L’union de la gauche, en plus d’être un serpent de mer, c’est en train de devenir l’éléphant dans la pièce ! Un tiers des questions adressées au standard de France Inter étaient apparemment centrées sur ce sujet. Pour Anne Hidalgo, c’est évidemment très dommageable : alors qu’elle devrait défendre ses propositions, elle en est encore à justifier la pertinence et la légitimité de sa candidature. Et le moins que l’on puisse dire : c’est que cette défense est laborieuse. Le premier argument déployé par la candidate socialiste, c'est qu'elle incarnerait, au fond, une force incontournable. "La position pour rassembler, elle doit être centrale, déclare Anne Hidalgo. À la fin des fins, c'est quand même les sociaux-démocrates qui rassemblent parce qu'ils ont cette volonté de gouverner. La force motrice, celle qui peut-être en capacité au-delà du rassemblement de la gauche, de rassembler aussi les Françaises et les Français sur un projet, c'est la force que j'incarne." 

L'incantation pour masquer l'absence d'arguments

"La force motrice", celle qui rassemble, c’est la social-démocratie, c’est la position centrale, bref, c’est ce qu’elle incarne ! Il n'y a aucun argument ! On a certes un petit argument par le juste milieux : entre deux propositions radicales, c’est la solution centrale qui serait la meilleure. Mais c’est un sophisme, un procédé fallacieux : il n’y a aucune raison pour que la radicalité ne soit jamais justifiée ! Et à part ça, on est principalement dans de l’incantation ! Rappelons que les sondages sont très pessimistes pour Anne Hidalgo, que sa campagne rencontre, par ailleurs, fort peu d’écho, mais ce n’est pas grave : elle continue d’asséner que c’est sa position qui serait le plus à même de rassembler, au mépris flagrant de tous les éléments factuels !

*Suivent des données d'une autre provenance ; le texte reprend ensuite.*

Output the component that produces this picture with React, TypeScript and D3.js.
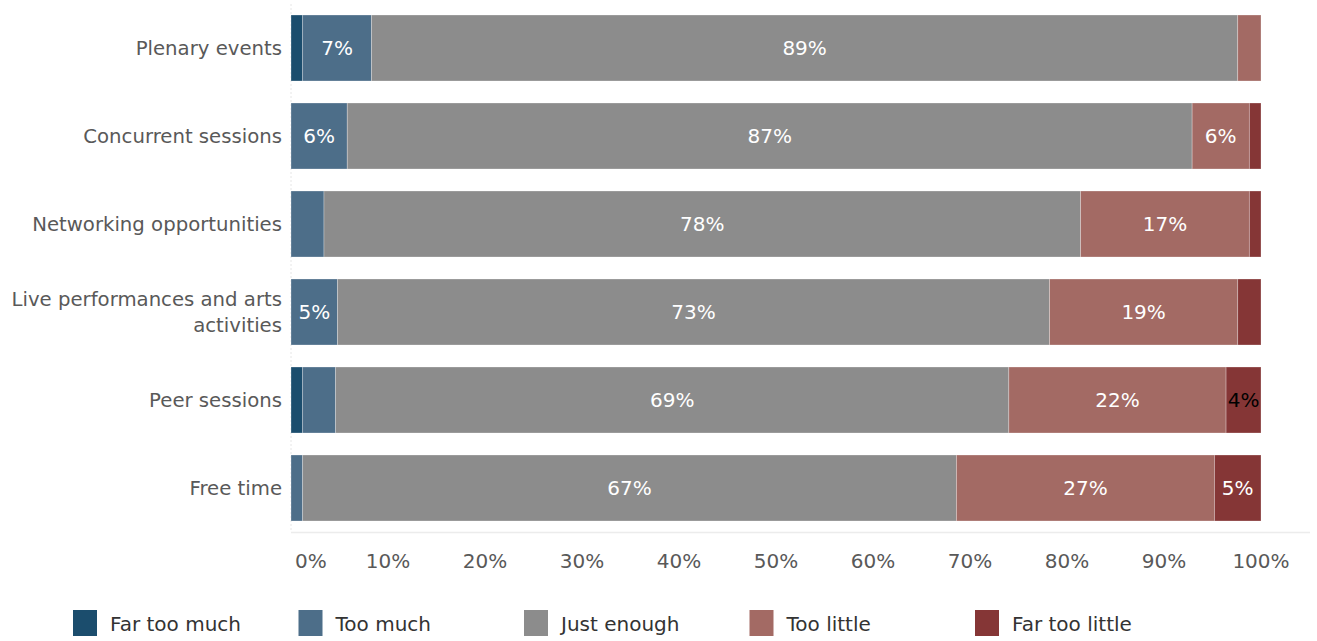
import React from "react";
import * as d3 from "d3";

const categories = [
  "Plenary events",
  "Concurrent sessions",
  "Networking opportunities",
  "Live performances and arts activities",
  "Peer sessions",
  "Free time",
];
const seriesNames = ["Far too much", "Too much", "Just enough", "Too little", "Far too little"];
const farTooMuch = [1.2, 0, 0, 0, 1.2, 0];
const tooMuch = [7.1, 5.8, 3.4, 4.8, 3.4, 1.2];
const justEnough = [89.3, 87.1, 78.0, 73.4, 69.4, 67.4];
const tooLittle = [2.4, 5.9, 17.4, 19.4, 22.4, 26.6];
const farTooLittle = [0, 1.2, 1.2, 2.4, 3.6, 4.8];
const ticks = [0, 10, 20, 30, 40, 50, 60, 70, 80, 90, 100];
const colors = ["#1b4d6d", "#4d6e89", "#8c8c8c", "#a36a64", "#853636"];

const FONT = "'DejaVu Sans', sans-serif";
const W = 1317, H = 641;

export default function App() {
  const series = [farTooMuch, tooMuch, justEnough, tooLittle, farTooLittle];
  const rows = categories.map((c, i) => {
    const r: any = { cat: c };
    seriesNames.forEach((s, k) => (r[s] = series[k][i]));
    return r;
  });
  const stacked = d3.stack<any>().keys(seriesNames)(rows);
  const x = d3.scaleLinear().domain([0, 100]).range([291, 1261]);
  const y = d3.scaleBand().domain(categories).range([4, 532]).paddingInner(0.25).paddingOuter(0.125);
  const bw = y.bandwidth();

  const catLines = (c: string) =>
    c === "Live performances and arts activities" ? ["Live performances and arts", "activities"] : [c];

  return (
    <svg width={W} height={H} style={{ position: "absolute", left: 0, top: 0, fontFamily: FONT }}>
      <rect width={W} height={H} fill="#fff" />
      <line x1={x(0)} x2={x(0)} y1={4} y2={532} stroke="#e6e6e6" strokeDasharray="2,2" />
      <line x1={x(0)} x2={1310} y1={532.5} y2={532.5} stroke="#ececec" strokeWidth={1.5} />
      {stacked.map((layer, k) => (
        <g key={layer.key}>
          {layer.map((d, i) => {
            const v = d[1] - d[0];
            if (v <= 0) return null;
            const x0 = x(d[0]);
            const x1 = x(d[1]);
            const yy = y(categories[i])!;
            const show = Math.round(v) >= 4;
            return (
              <g key={i}>
                <rect x={x0} y={yy} width={x1 - x0} height={bw} fill={colors[k]} stroke="#fff" strokeOpacity={0.35} strokeWidth={0.8} />
                {show && (
                  <text
                    x={(x0 + x1) / 2}
                    y={yy + bw / 2}
                    dy="0.35em"
                    textAnchor="middle"
                    fontSize={20}
                    fill={v < 4 ? "#000" : "#fff"}
                  >
                    {Math.round(v)}%
                  </text>
                )}
              </g>
            );
          })}
        </g>
      ))}
      {categories.map((c) => {
        const lines = catLines(c);
        const cy = y(c)! + bw / 2;
        return (
          <text key={c} x={282} textAnchor="end" fontSize={19.7} fill="#595959">
            {lines.map((l, j) => (
              <tspan key={j} x={282} y={cy + (j - (lines.length - 1) / 2) * 26} dy="0.35em">
                {l}
              </tspan>
            ))}
          </text>
        );
      })}
      {ticks.map((t, i) => (
        <text
          key={t}
          x={i === 0 ? x(t) + 4 : x(t)}
          y={561}
          dy="0.35em"
          textAnchor={i === 0 ? "start" : "middle"}
          fontSize={20}
          fill="#595959"
        >
          {t}%
        </text>
      ))}
      {seriesNames.map((s, k) => {
        const lx = 73 + k * 225.5;
        return (
          <g key={s}>
            <rect x={lx} y={610} width={24} height={26} fill={colors[k]} />
            <text x={lx + 37} y={624} dy="0.35em" fontSize={20} fill="#333">
              {s}
            </text>
          </g>
        );
      })}
    </svg>
  );
}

On se souvient qu’en décembre dernier, Anne Hidalgo avait invité ses concurrents à participer à la primaire populaire. Or, celle-ci va avoir lieu, sans que ni Jean-Luc Mélenchon, ni Yannick Jadot, ni elle-même n’en reconnaissent le résultat. Encore une fois difficile pour la candidate de se justifier. "Il y a une initiative citoyenne qui est intéressante et qui est d'ailleurs une réponse sûrement à cette volonté de beaucoup de citoyens de prendre les choses en main directement. Est-ce que je m'y soumettrai, écoutez, ça sera une indication très intéressante de ce que veulent les citoyens. Mais moi ma campagne, ma candidature, mes propositions sont là. Je les déroule et je vais essayer de rassembler."

Face à des contradictions

 "L’initiative est intéressante", "elle est une réponse à la volonté des citoyens", "une indication sur ce qu’ils veulent"… Mais elle, sa campagne, sa candidature, ses propositions sont là. Alors, certes, Anne Hidalgo avait bien précisé qu’elle ne se soumettrai au résultat de cette initiative que si ses concurrents en faisaient de même. Mais la différence c’est que, elle, en a préalablement reconnu la légitimité : voilà qui la place, désormais, face à de sérieuses contradictions. À la question de savoir la solution ne serait pas finalement de se retirer au profit d'un autre candidat, Yannick Jadot par exemple, dont la campagne semble porter un peu plus, Anne Hidalgo répond: "Je ne crois pas que ce soit comme cela qu'on crée des dynamiques. Je pense que la bonne dynamique eut été d'accepter une primaire devant les citoyens. Je ne crois pas que le fait de s'effacer derrière tel ou tel, on l'a vu d'ailleurs aux élections régionales, quand il s'agit de juxtaposer ou d'éffacer tel ou tel. Ça ne crée absolument aucune dynamique." 

 L’important ici, c’est le verbe des phrases : "je ne crois pas ; je pense". Ce sont ce que l’on appelle des énoncés entièrement subjectivés. Anne Hidalgo ne nous présente pas des arguments : elle se contente d’énoncer des opinions. Elle ajoute ensuite : "la bonne dynamique eut été de se soumettre à la primaire". Utilisation du subjonctif passé : c’est-à-dire, le temps des espoirs déçus. Nous sommes à nouveau, grammaticalement, dans la pure incantation. Pour la suite, nous verrons? L’histoire peut encore lui donner raison si, d’aventure, elle parvient effectivement à instaurer une dynamique. En attendant, Anne Hidalgo se trouve prise à son propre piège : celui d’avoir conféré de la légitimité à une primaire qui devait rassembler la gauche. Si personne ne se retire, elle aura, au contraire, contribué à la fragmenter.